Po pierwsze ktoś życzliwy podarował mi pół kosza świeżego zielonego groszku z przydomowego ogródka. Po drugie na aperitivo miała wpaść Contessa, więc zaraz sobie pomyślałam, że może by tak spróbować zrobić jakąś pastę do chleba z tych darów... W sam raz do popołudniowego kieliszka prosecco.
Prześledziłam kilka przepisów w sieci, ale ostatecznie skorzystałam tylko z kilku sugestii, natomiast receptura jest moja własna!
Potrzebne są (proporcje trochę na oko):
wyłuskany świeży groszek - mała miseczka
3 suszone pomidory z oliwy
kilka listków rukoli
oliwa
1 świeża czerwona cebulka tropea
sól, pieprz
chleb do podania
Na oliwie podsmażamy groszek i posiekaną cebulkę. Trzymamy na ogniu tyle czasu, aż zmiękną. Ewentualnie podlewamy odrobiną wody. Pod koniec doprawiamy solą i pieprzem.

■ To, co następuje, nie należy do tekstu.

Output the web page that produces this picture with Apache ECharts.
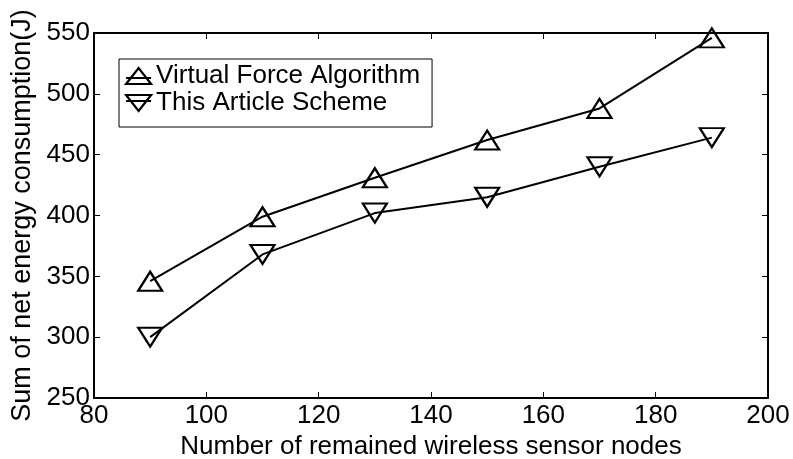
<!DOCTYPE html>
<html><head><meta charset="utf-8">
<script src="https://cdn.jsdelivr.net/npm/echarts@6/dist/echarts.min.js"></script>
<style>html,body{margin:0;padding:0;background:#fff}#c{width:793px;height:459px}</style>
</head><body><div id="c"></div>
<script>
const nodes = [90, 110, 130, 150, 170, 190];
const virtualForce = [346, 399, 431, 462, 488, 546];
const thisScheme = [300, 368, 402, 415, 440, 464];
const seriesNames = ['Virtual Force Algorithm', 'This Article Scheme'];
const xTitle = 'Number of remained wireless sensor nodes';
const yTitle = 'Sum of net energy consumption(J)';

const font = 'Liberation Sans, Arial, sans-serif';
const FS = 26;
const legendIcons = [
  'path://M0,16 L12.5,0 L25,16 Z M0,10 L25,10',
  'path://M0,0 L25,0 L12.5,16 Z M0,6 L25,6'
];
const pair = (xs, ys) => xs.map((x, i) => [x, ys[i]]);
const chart = echarts.init(document.getElementById('c'), null, {renderer: 'canvas'});
const axisLineStyle = {color: '#000', width: 2};
const tick = {show: true, inside: true, length: 6, lineStyle: {color: '#000', width: 1}};
const markStyle = {color: 'rgba(0,0,0,0)', borderColor: '#000', borderWidth: 2.2};
chart.setOption({
  animation: false,
  backgroundColor: '#fff',
  grid: {left: 94, right: 25, top: 33, bottom: 61, containLabel: false, outerBoundsMode: 'none'},
  legend: {
    left: 119, top: 59, orient: 'vertical',
    data: seriesNames.map((n, i) => ({name: n, icon: legendIcons[i]})),
    iconRotate: 0,
    borderColor: '#000', borderWidth: 1, padding: [4, 12, 11, 6],
    itemWidth: 25, itemHeight: 16, itemGap: 1,
    itemStyle: {color: 'rgba(0,0,0,0)', borderColor: '#000', borderWidth: 2.2},
    textStyle: {fontFamily: font, fontSize: FS, color: '#000'}
  },
  xAxis: [{
    type: 'value', min: 80, max: 200, interval: 20,
    name: xTitle, nameLocation: 'middle', nameGap: 31,
    nameTextStyle: {fontFamily: font, fontSize: FS, color: '#000'},
    axisLine: {lineStyle: axisLineStyle},
    axisTick: tick,
    axisLabel: {fontFamily: font, fontSize: FS, color: '#000', margin: 5},
    splitLine: {show: false}
  }, {
    type: 'value', min: 80, max: 200, interval: 20, position: 'top',
    axisLine: {lineStyle: axisLineStyle},
    axisTick: tick,
    axisLabel: {show: false}, splitLine: {show: false}
  }],
  yAxis: [{
    type: 'value', min: 250, max: 550, interval: 50,
    name: yTitle, nameLocation: 'middle', nameGap: 48,
    nameTextStyle: {fontFamily: font, fontSize: 27, color: '#000'},
    axisLine: {show: true, lineStyle: axisLineStyle},
    axisTick: tick,
    axisLabel: {fontFamily: font, fontSize: FS, color: '#000', margin: 4},
    splitLine: {show: false}
  }, {
    type: 'value', min: 250, max: 550, interval: 50, position: 'right',
    axisLine: {show: true, lineStyle: axisLineStyle},
    axisTick: tick,
    axisLabel: {show: false}, splitLine: {show: false}
  }],
  series: [{
    name: seriesNames[0], type: 'line', data: pair(nodes, virtualForce),
    symbol: 'triangle', symbolSize: [24, 19],
    lineStyle: {color: '#000', width: 2},
    itemStyle: markStyle
  }, {
    name: seriesNames[1], type: 'line', data: pair(nodes, thisScheme),
    symbol: 'triangle', symbolSize: [24, 19], symbolRotate: 180,
    lineStyle: {color: '#000', width: 2},
    itemStyle: markStyle
  }]
});
</script></body></html>
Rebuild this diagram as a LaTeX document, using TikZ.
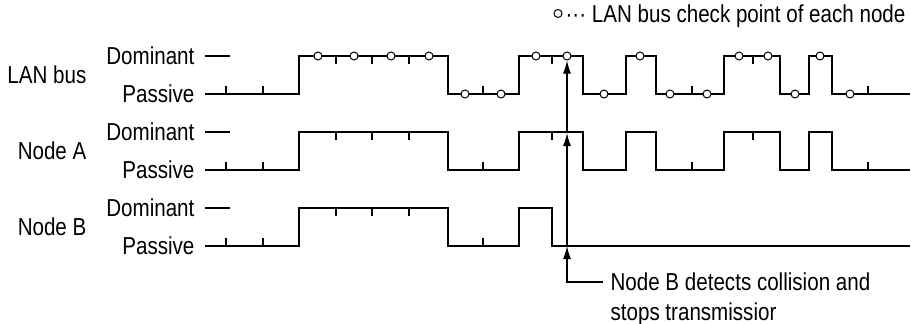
\documentclass[tikz,border=0pt]{standalone}
\usepackage{fontspec}
\setmainfont[FakeStretch=0.84]{Liberation Sans}
\usetikzlibrary{arrows.meta,positioning}

\begin{document}
\begin{tikzpicture}[x=1pt,y=-1pt,line width=1.2pt,
   every node/.style={font=\fontsize{24.5}{30}\selectfont},
   lvl/.style={anchor=east,inner sep=0pt},
   chk/.style={circle,draw,fill=white,inner sep=0pt,minimum size=8pt,line width=1pt},
   hit/.style={-{Latex[length=13pt,width=8pt]}}]
\useasboundingbox (0,0) rectangle (911,324);

% row names and levels
\foreach \nm/\txt/\y in {lan/LAN bus/56, nA/Node A/132, nB/Node B/208}{
   \node[lvl] (\nm) at (87,\y+19) {\txt};
   \node[lvl] (\nm D) at (195,\y) {Dominant};
   \node[lvl] (\nm P) at (195,\y+38) {Passive};
   \draw (205,\y) -- (230,\y);
}

% bus and node A
\foreach \y in {56,132}{
   \draw[shift={(0,\y)}] (205,38) -| (299,0) -| (448,38) -| (519,0) -| (583,38)
      -| (626,0) -| (656,38) -| (724,0) -| (780,38) -| (809,0) -| (832,38) -- (910,38);
   \foreach \x in {226,263,483,692,868} \draw[shift={(0,\y)}] (\x,38) -- ++(0,-8);
   \foreach \x in {336,372,409,552,753} \draw[shift={(0,\y)}] (\x,0) -- ++(0,8);
}

% node B
\draw[shift={(0,208)}] (205,38) -| (299,0) -| (448,38) -| (519,0) -| (552,38) -- (910,38);
\foreach \x in {226,263,483} \draw[shift={(0,208)}] (\x,38) -- ++(0,-8);
\foreach \x in {336,372,409} \draw[shift={(0,208)}] (\x,0) -- ++(0,8);

% check points
\foreach \x in {318,354,391,429,536,567,640,739,768,820} \node[chk] (c\x) at (\x,56) {};
\foreach \x in {465,501,604,670,707,795,850} \node[chk] (c\x) at (\x,94) {};

\node[anchor=base east,inner sep=0pt] (key) at (906,22)
   {\textperiodcentered\textperiodcentered\textperiodcentered\ LAN bus check point of each node};
\node[chk] (keymark) at ([shift={(-7,-8.5)}]key.base west) {};

% collision
\node[anchor=north west,align=left,inner sep=0pt] (note) at (610,272)
   {Node B detects collision and\\stops transmissior};
\coordinate (lead) at (603,282);
\coordinate (bend) at (567,282);
\coordinate (hitB) at (567,246);
\coordinate (hitA) at (567,133);
\draw[hit] (lead) -- (bend) -- (hitB);
\draw[hit] (hitB) -- (hitA);
\draw[hit] (hitA) -- (c567.south);
\end{tikzpicture}
\end{document}
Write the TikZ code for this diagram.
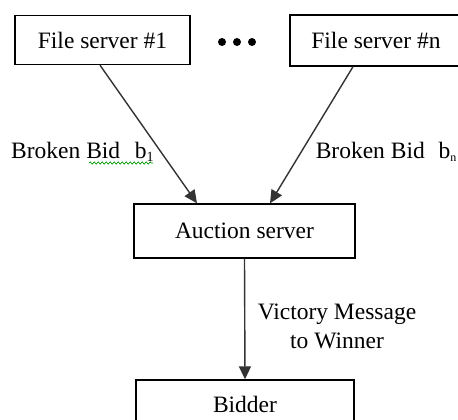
\documentclass[tikz,border=0pt]{standalone}
\usepackage{fontspec}
\setmainfont{Liberation Serif}
\usetikzlibrary{arrows.meta,decorations.pathmorphing}
\begin{document}
\begin{tikzpicture}[x=1pt,y=-1pt,
  box/.style={draw=black,line width=1.4pt,rectangle,inner sep=0pt,font=\fontsize{23.5}{29}\selectfont},
  arr/.style={draw=black!80,line width=1.4pt,-{Triangle[length=13pt,width=12pt]}},
  lbl/.style={inner sep=0pt,font=\fontsize{23.5}{29}\selectfont}]
\useasboundingbox (0,0) rectangle (458,420);
\fill[white] (0,0) rectangle (458,420);
\node[box,minimum width=175pt,minimum height=49pt] (fs1) at (102.5,40) {File server \#1};
\node[box,minimum width=172pt,minimum height=51pt] (fsn) at (376,40.5) {File server \#n};
\node[box,minimum width=221pt,minimum height=54pt] (auction) at (244.5,231) {Auction server};
\node[box,minimum width=218pt,minimum height=54pt,text depth=6pt,text height=16pt] (bidder) at (245,407) {Bidder};
\foreach \i/\xx in {1/222,2/237,3/252}{\fill (\xx,42) circle (4pt);}
\draw[arr] ([xshift=-2.5pt]fs1.south) -- ([xshift=-47.5pt]auction.north);
\draw[arr] ([xshift=-23pt]fsn.south) -- ([xshift=25.5pt]auction.north);
\draw[arr] (auction.south) -- (bidder.north);
\node[lbl,anchor=base west] (l1) at (11,158) {Broken Bid\ \ \hspace{3pt}b\raisebox{-3pt}{\fontsize{14}{14}\selectfont 1}};
\node[lbl,anchor=base east] (l2) at (456.5,158) {Broken Bid\ \ \hspace{2pt}b\raisebox{-3pt}{\fontsize{12}{12}\selectfont n}};
\draw[green!60!black,line width=0.7pt,decorate,decoration={snake,amplitude=1.2pt,segment length=4pt}] (89,163) -- (153,163);
\node[lbl,align=center] (vm) at (337,326) {Victory Message\\to Winner};
\end{tikzpicture}
\end{document}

Przekładamy następnie do rozdrabniacza, dodajemy pomidory i rukolę i miksujemy na jednolity krem.
Podajemy na ciepło albo już wystudzone. Ze świeżym chlebem albo z opieczonymi grzankami. Smakuje doskonale! Do tego kieliszek schłodzonego wina, czerwcowe popołudnie w dobrym towarzystwie i oto mamy gotowy przepis na... felicità!
Takie pasty po włosku nazywa się PATÈ.